1926 film by Nat Ross

Two Can Play is a 1926 American silent drama film directed by Nat Ross and starring George Fawcett, Allan Forrest, and Clara Bow.

==Plot==
As described in a film magazine review, Dorothy Hammis, a young woman who is in love with James Radley, a high living but worthy young man, learns that her wealthy financier father objects to their engagement and says that he favors another one for whom the woman does not care. Secretly, the father has hired Robert MacForth, a former pilot, to assist in ending the engagement by discrediting James. To win her from the man he dislikes, the father sends both men and his daughter on an airplane trip but gives instructions to the man he favors to pretend a wreck of the machine.
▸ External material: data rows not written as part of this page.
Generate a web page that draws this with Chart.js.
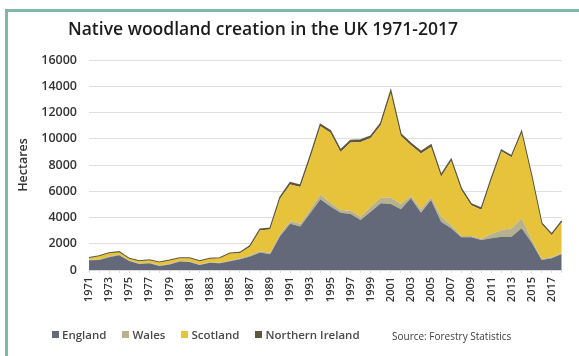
<!DOCTYPE html>
<html>
<head>
<meta charset="utf-8">
<title>Native woodland creation in the UK 1971-2017</title>
<script src="https://cdn.jsdelivr.net/npm/chart.js@4"></script>
<style>
    html, body { margin: 0; padding: 0; background: #fff; }
    #wrap { position: relative; width: 579px; height: 356px; overflow: hidden; font-family: "Open Sans", sans-serif; }
    #wrap canvas { position: absolute; left: 0; top: 0; }
    .frame { position: absolute; background: #7fb9a4; }
    #title { position: absolute; left: 0; top: 16px; width: 526px; text-align: center; font-size: 17.5px; font-weight: 600; color: #1c1c1c; }
    #legend { position: absolute; left: 52px; top: 327px; display: flex; font-size: 11.5px; font-weight: 600; color: #4a4a4a; }
    #legend span.item { display: flex; align-items: center; margin-right: 16px; }
    #legend span.box { display: inline-block; width: 7px; height: 7px; margin-right: 3px; }
    #source { position: absolute; left: 392px; top: 329px; font-size: 10px; color: #404040; }
</style>
</head>
<body>
<div id="wrap">
    <canvas id="woodChart" width="579" height="356"></canvas>
    <div class="frame" style="left:5px; top:9px; width:3px; height:347px;"></div>
    <div class="frame" style="left:5px; top:9px; width:574px; height:3px;"></div>
    <div id="title">Native woodland creation in the UK 1971-2017</div>
    <div id="legend"></div>
    <div id="source">Source: Forestry Statistics</div>
</div>
<script>
// data (hectares)
const years = [
    "1971", "1972", "1973", "1974", "1975", "1976", "1977", "1978", "1979", "1980",
    "1981", "1982", "1983", "1984", "1985", "1986", "1987", "1988", "1989", "1990",
    "1991", "1992", "1993", "1994", "1995", "1996", "1997", "1998", "1999", "2000",
    "2001", "2002", "2003", "2004", "2005", "2006", "2007", "2008", "2009", "2010",
    "2011", "2012", "2013", "2014", "2015", "2016", "2017", "2018"
];
const england = [
    750, 760, 970, 1130, 690, 460, 510, 310, 410, 640,
    610, 380, 560, 510, 660, 810, 1020, 1330, 1200, 2600,
    3520, 3320, 4335, 5400, 4830, 4370, 4270, 3810, 4445, 5080,
    5030, 4620, 5460, 4370, 5330, 3680, 3175, 2490, 2490, 2290,
    2410, 2540, 2540, 3175, 2100, 760, 890, 1220
];
const wales = [
    40, 40, 50, 50, 40, 40, 40, 40, 40, 40,
    40, 40, 40, 40, 50, 60, 80, 100, 100, 150,
    200, 200, 250, 350, 300, 200, 250, 250, 380, 430,
    500, 410, 180, 250, 210, 380, 255, 100, 100, 100,
    330, 510, 635, 765, 200, 80, 75, 50
];
const scotland = [
    130, 250, 260, 180, 120, 170, 195, 220, 270, 220,
    250, 250, 250, 340, 540, 420, 680, 1600, 1790, 2690,
    2800, 2800, 3965, 5200, 5320, 4420, 5190, 5690, 5225, 5520,
    7960, 5180, 3860, 4250, 3835, 3060, 4880, 3530, 2340, 2210,
    4145, 5990, 5415, 6500, 4800, 2640, 1695, 2380
];
const northernIreland = [
    20, 20, 20, 20, 20, 20, 20, 20, 20, 20,
    20, 20, 20, 30, 30, 40, 60, 80, 100, 120,
    130, 130, 150, 150, 150, 150, 150, 150, 150, 150,
    150, 150, 150, 150, 150, 120, 120, 100, 100, 100,
    100, 100, 100, 100, 100, 80, 80, 80
];
const yTicks = { min: 0, max: 16000, step: 2000 };

document.addEventListener("DOMContentLoaded", () => {
    const ctx = document.getElementById("woodChart").getContext("2d");

    const chartData = {
        labels: years,
        datasets: [
            { label: "England", data: england, backgroundColor: "#636978", borderColor: "#636978", borderWidth: 0, fill: "origin" },
            { label: "Wales", data: wales, backgroundColor: "#b8b28c", borderColor: "#b8b28c", borderWidth: 0, fill: "-1" },
            { label: "Scotland", data: scotland, backgroundColor: "#e7c33c", borderColor: "#e7c33c", borderWidth: 0, fill: "-1" },
            { label: "Northern Ireland", data: northernIreland, backgroundColor: "#5d5840", borderColor: "#5d5840", borderWidth: 1.5, fill: "-1" }
        ]
    };

    const chartOptions = {
        responsive: false,
        animation: false,
        layout: { padding: { left: 0, top: 60, right: 4, bottom: 36 } },
        elements: { point: { radius: 0 }, line: { tension: 0 } },
        plugins: {
            legend: { display: false },
            tooltip: { enabled: false }
        },
        scales: {
            x: {
                stacked: true,
                offset: false,
                afterFit: scale => { scale.height = 50; },
                grid: { drawOnChartArea: false, tickLength: 3, color: "#dcdcdc" },
                border: { color: "#d9d9d9" },
                ticks: {
                    autoSkip: false,
                    maxRotation: 90,
                    minRotation: 90,
                    padding: 4,
                    color: "#333",
                    font: { family: "Open Sans", size: 11, weight: "600" },
                    callback: function (val, i) {
                        return i % 2 === 0 ? this.getLabelForValue(val) : "";
                    }
                }
            },
            y: {
                stacked: true,
                min: yTicks.min,
                max: yTicks.max,
                afterFit: scale => { scale.width = 89; },
                grid: { color: "#e6dcdc", drawTicks: false },
                border: { display: false },
                ticks: {
                    stepSize: yTicks.step,
                    padding: 12,
                    color: "#333",
                    font: { family: "Open Sans", size: 12.5, weight: "600" },
                    callback: val => String(val)
                },
                title: {
                    display: true,
                    text: "Hectares",
                    color: "#333",
                    padding: { top: 16, bottom: 0 },
                    font: { family: "Open Sans", size: 12.5, weight: "600" }
                }
            }
        }
    };

    const chart = new Chart(ctx, { type: "line", data: chartData, options: chartOptions });

    // legend built from the datasets
    const legend = document.getElementById("legend");
    chart.data.datasets.forEach(ds => {
        const item = document.createElement("span");
        item.className = "item";
        item.innerHTML = '<span class="box" style="background:' + ds.backgroundColor + '"></span>' + ds.label;
        legend.appendChild(item);
    });
});
</script>
</body>
</html>
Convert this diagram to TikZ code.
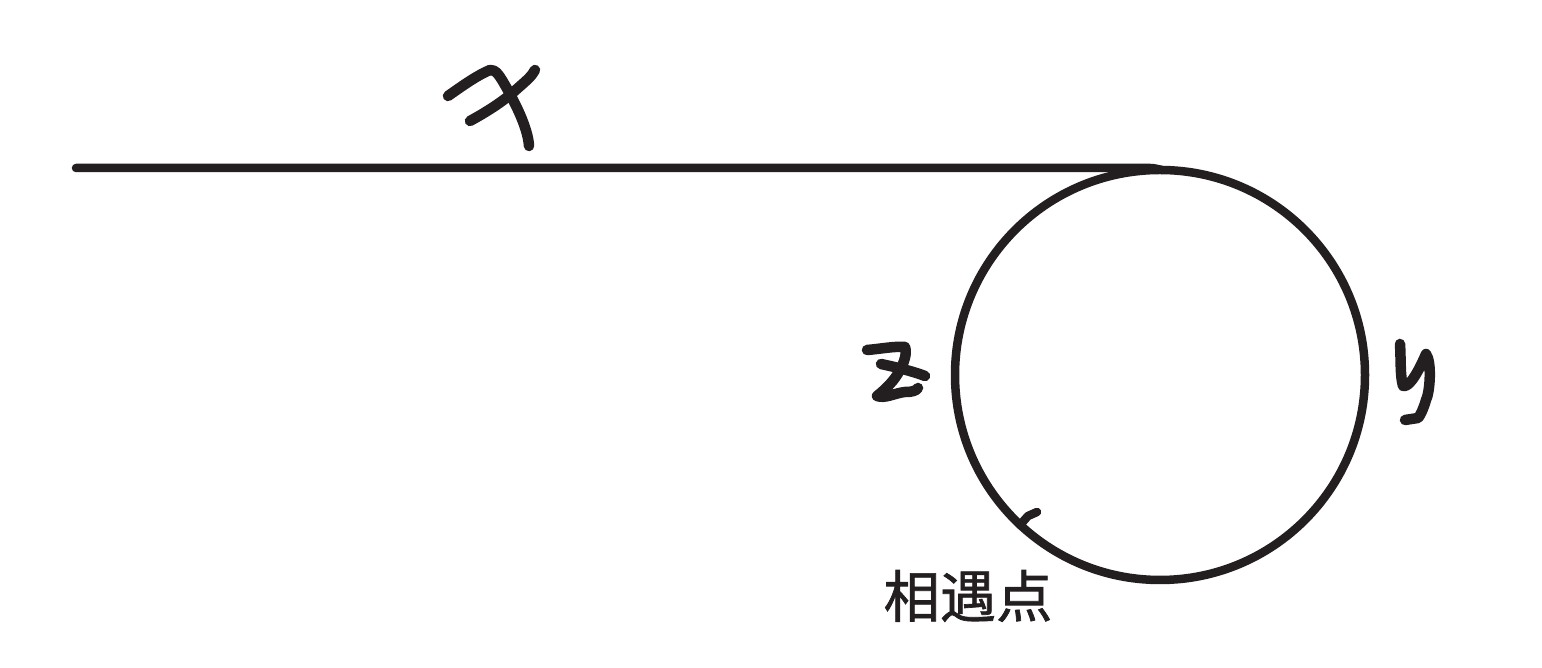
\documentclass[tikz,border=0pt]{standalone}
\usepackage{fontspec}
\newfontfamily\cjk[AutoFakeBold=1.2]{Noto Sans CJK SC}
\usepackage{tikz}
\usetikzlibrary{positioning}
\definecolor{ink}{RGB}{35,31,32}

\begin{document}
\begin{tikzpicture}[
    x=0.01cm, y=-0.01cm,
    stroke/.style={draw=ink, line width=0.085cm, line cap=round, line join=round},
    hand/.style={draw=ink, line width=0.105cm, line cap=round, line join=round},
    label/.style={text=ink, font=\cjk\bfseries\fontsize{16pt}{17pt}\selectfont, inner sep=0pt}
]
\useasboundingbox (0,0) rectangle (1542,668);

% Straight track and the loop
\coordinate (start) at (76,168);
\coordinate (join) at (1150,168);
\coordinate (centre) at (1160,375);
\draw[stroke] (start) -- (join) to[out=0, in=170] (1162,170);
\draw[stroke] (centre) circle (205);

% Meeting mark
\coordinate (meetpt) at (1020,525);
\draw[stroke] (meetpt) -- (1028,516) -- (1037,512);
\node[label] (meet) at (968,596) {相遇点};

% Handwritten x
\draw[hand] (448,96) .. controls (465,84) and (478,75) .. (490,70)
    .. controls (496,70) and (498,74) .. (502,80)
    .. controls (515,102) and (528,128) .. (529,146);
\draw[hand] (470,121) .. controls (490,110) and (505,100) .. (518,88)
    .. controls (526,81) and (532,76) .. (535,70);

% Handwritten z
\draw[hand] (867,350) .. controls (880,349) and (895,346) .. (905,347)
    .. controls (908,355) and (902,368) .. (895,378)
    .. controls (889,386) and (882,392) .. (877,396)
    .. controls (885,399) and (895,393) .. (905,392)
    .. controls (912,392) and (916,391) .. (918,388);
\draw[hand] (881,364) .. controls (895,367) and (912,371) .. (925,376);

% Handwritten y
\draw[hand] (1400,344) .. controls (1401,360) and (1400,376) .. (1403,386)
    .. controls (1410,388) and (1420,368) .. (1426,354)
    .. controls (1432,362) and (1430,392) .. (1426,400)
    .. controls (1423,410) and (1420,416) .. (1418,418)
    -- (1405,420);
\end{tikzpicture}
\end{document}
The airplane is really wrecked and the pilot proves to be cowardly. When the father learns what has happened, he alters his opinion of James, the man he previously thought unworthy.

==Cast==
- George Fawcett as John Hammis
- Allan Forrest as James Radley
- Clara Bow as Dorothy Hammis
- Wallace MacDonald as Robert MacForth
- Vola Vale as Mimi

==Preservation==
With no prints of Two Can Play located in any film archives, it is a lost film.

==Bibliography==
- Munden, Kenneth White. The American Film Institute Catalog of Motion Pictures Produced in the United States, Part 1. University of California Press, 1997.